It’s a well-kept secret, which will give the willies to people who are (at least publicly) worried about intellectual property: Microsoft has one of their best R&D centers in China. Located in the silicone gulch in the north of Beijing, MSRA (Microsoft Research Asia) is working on advanced technologies, mostly in the visual area. I worked with them once, and they are NFSWing good. They just had another great idea: Why not mine the knowledge of cab drivers when it comes to proposing the best route on your in-car navigation system?
Navigation systems usually provide two types of directions: The shortest-distance route, and the route that is fastest based on the length of the road and typical vehicle speed. Some augment them with real time traffic information – with mixed results.
“When selecting driving directions, taxi drivers usually consider multiple factors including distance, traffic flow and signals, direction changes, and the probability of accidents,” Zheng Yu, a researcher at Microsoft Research Asia (MSRA), told China’s Global Times.

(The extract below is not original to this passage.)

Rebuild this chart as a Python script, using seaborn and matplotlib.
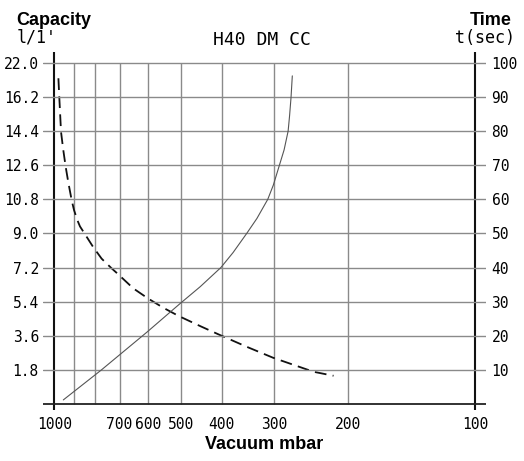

So MSRA put GPS devices into more than 33,000 of the 80,000 Beijing taxis, and collected the data over three months.
“On average, 50 percent of our routes are at least 20 percent faster than the competing approaches,” says a report of by the MSRA. Earlier this year, an IBM survey had found that Beijing has the worst traffic in the world. At least Microsoft is doing something to get around it.
You are probably thinking the same as I did: What if all people suddenly know the hidden shortcuts? Microsoft thought of that as well. The taxi-based system, dubbed “T-Drive,” will dole out routes that try to balance the traffic.
Here’s an idea for MSRP: For their “T-Drive Ultimate,” I offer the data produced by a gizmo in my driver’s car. He (ab)uses bike lanes, bus lanes, takes shortcuts through hotel driveways, and sometimes goes down a one way street in reverse. I never missed a plane.